COP21, the UN Climate Change Conference, led to a new international climate agreement, applicable to all countries, aiming to keep global warming at 1.5-2° C, in accordance with the recommendations of the Intergovernmental Panel on Climate Change (IPCC). Since then, progress on reducing CO2 emissions has been glacial.
The Covid pandemic shifted attention away from climate change for a while. But global economic slowdown also led to a slowdown in global emissions increases.
But with global recovery underway, emissions have resumed with equal fervour. IPCC's latest grim assessment of progress on climate action is that world temperatures have already risen by 1.1° C, and could breach 1.5° C increase before 2030, unless global emissions fall by 43%. But on current trends, they are expected to rise by 10%.

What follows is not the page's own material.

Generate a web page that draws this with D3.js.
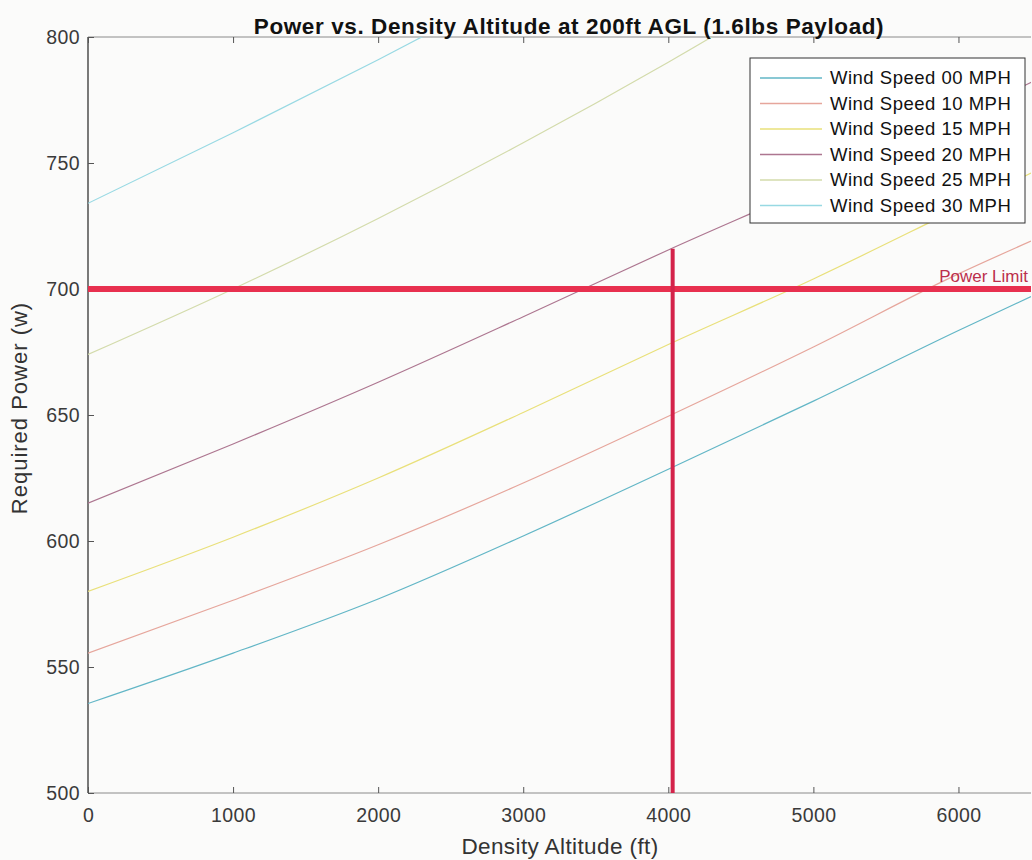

To keep temperature rise to 1.5° C, the atmosphere can only accept a net increase in CO2 emissions equivalent to 510 Gt (gigatonnes) of CO2, while current and planned investments would add equivalent to 850 Gt.
To achieve Paris Agreement targets would require a reduction in coal use by 95%, oil by over 65% and gas by 45%. Oxfam has shown that the top 1% of income-earners emit more than the bottom two-thirds of the world's population.
Climate adaptation costs are rising, and will require $127 billion a year in developing countries by 2030. But available funds are only around $25-30 billion.
The Green Climate Fund that was promised $100 billion remains grossly underfunded. A recent G20 Expert Group on the multilateral development banks' (MDB) report has argued for an additional $1 trillion a year. But much of it must be leveraged from the private sector.